De Mrimima, et justement à une des heures vraiment périlleuses de son voyage, Charles de Foucauld avait écrit à sa sœur Marie. Ce n’était pas la première fois qu’il lui écrivait. Comment, par qui fut porté ce billet, écrit sur un petit carré de papier, plié et replié, de manière à ne pas avoir plus de surface qu’un timbre de quittance ? Je l’ignore. Quelque caravane a dû s’en charger ; la lettre a été reçue ; elle était datée de la zaouïa de Sidi Abd Allah Umbarek, 1er janvier : « Bonne année, ma bonne Mimi : si seulement je pouvais te faire savoir en ce jour que je vais bien, que je ne cours aucun danger ! Si tu savais combien je suis triste en pensant que tu es probablement sans nouvelles de moi depuis longtemps, inquiète sur mon sort, et que ce jour, qui est une fête pour tant de gens, est pour toi un jour plus triste que les autres ! A cette époque, où chacun reçoit des lettres de ses parents, de ses amis, toi seule n’en reçois pas du seul très proche que tu aies au monde. Je sais combien tu dois être triste, et que tu dois avoir le cœur bien gros. Mais peut-être me trompé-je : Dieu veuille ! Peut-être une partie de mes lettres t’est-elle parvenue. Si celle-ci te parvient, ma bonne Mimi, prends confiance, sois sans inquiétude : je ne cours aucun danger, et n’en courrai aucun jusqu’à mon arrivée ; le chemin est long, mais il n’est en aucune façon dangereux : si le mauvais temps, qui retarde ma marche depuis un mois et demi, continue, je serai encore trois bons mois à revenir ; si je trouve les chemins faciles, deux mois me suffiront : Dieu veuille qu’il en soit ainsi, et que je me retrouve bientôt près de toi... »

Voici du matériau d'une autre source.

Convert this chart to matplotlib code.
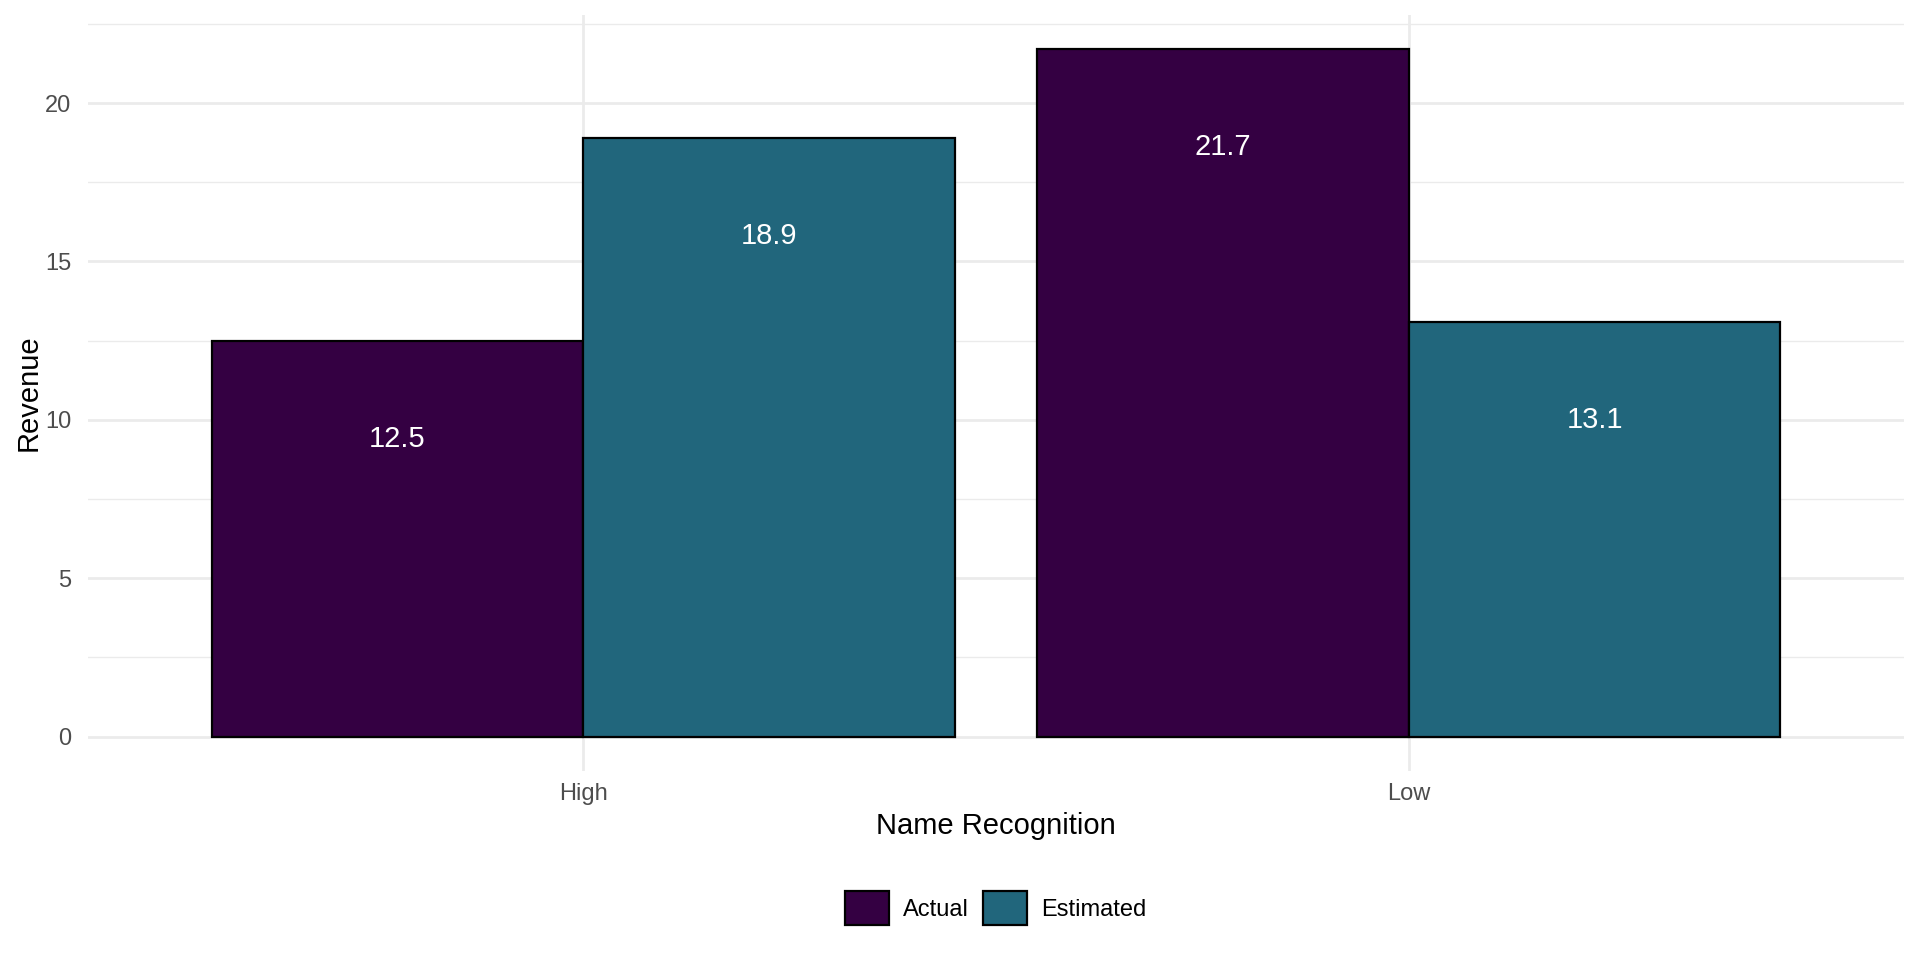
import matplotlib.pyplot as plt
import numpy as np
from matplotlib.patches import Patch

plt.rcParams['font.family'] = ['Liberation Sans', 'DejaVu Sans']

categories = ["High", "Low"]
groups = ["Actual", "Estimated"]
actual = [12.5, 21.7]
estimated = [18.9, 13.1]
colors = ["#340042", "#21667C"]

fig = plt.figure(figsize=(19.2, 9.6), dpi=100)
ax = fig.add_axes([0.0458, 0.197, 0.946, 0.7875])

x = np.arange(1, len(categories) + 1)
w = 0.45
series = [actual, estimated]
for i, vals in enumerate(series):
    pos = x - w / 2 + i * w
    ax.bar(pos, vals, width=w, color=colors[i], edgecolor="black", linewidth=1.6, zorder=3)
    for p, v in zip(pos, vals):
        ax.text(p, v - 3.1, f"{v}", color="white", fontsize=21, ha="center", va="center", zorder=4)

ax.set_xlim(0.4, 2.6)
ax.set_ylim(-1.085, 22.785)
ax.set_yticks([0, 5, 10, 15, 20])
ax.set_yticks([2.5, 7.5, 12.5, 17.5, 22.5], minor=True)
ax.set_xticks(x)
ax.set_xticklabels(categories)
ax.grid(True, which="major", color="#EBEBEB", linewidth=2.0, zorder=0)
ax.grid(True, which="minor", axis="y", color="#EBEBEB", linewidth=1.0, zorder=0)
for s in ax.spines.values():
    s.set_visible(False)
ax.tick_params(which="both", length=0, labelsize=17, labelcolor="#4D4D4D")
ax.tick_params(axis="x", pad=8.5)
ax.tick_params(axis="y", pad=12)

ax.set_xlabel("Name Recognition", fontsize=21, labelpad=5)
ax.set_ylabel("Revenue", fontsize=21, labelpad=2)

handles = [Patch(facecolor=colors[i], edgecolor="black", linewidth=1.6, label=groups[i]) for i in range(2)]
fig.legend(handles=handles, loc="center", bbox_to_anchor=(0.5185, 0.054), ncol=2, frameon=False,
           fontsize=17, handlelength=1.85, handleheight=1.85, columnspacing=0.6, handletextpad=0.6)

fig.savefig("out.png", dpi=100, facecolor="white")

A Mogador, où il arrive le 28 janvier, après avoir traversé, pendant trois heures et demie, « une vaste forêt ombrageant d’immenses pâturages, » il va tout droit au Consulat de France et se trouve en présence d’un Israélite, secrétaire et traducteur, qui travaillait dans les bureaux, et qui s’appelait Zerbib.

— Je voudrais voir le Consul de France, et toucher un chèque sur la Banque d’Angleterre. Je suis le vicomte de Foucauld, officier de cavalerie française.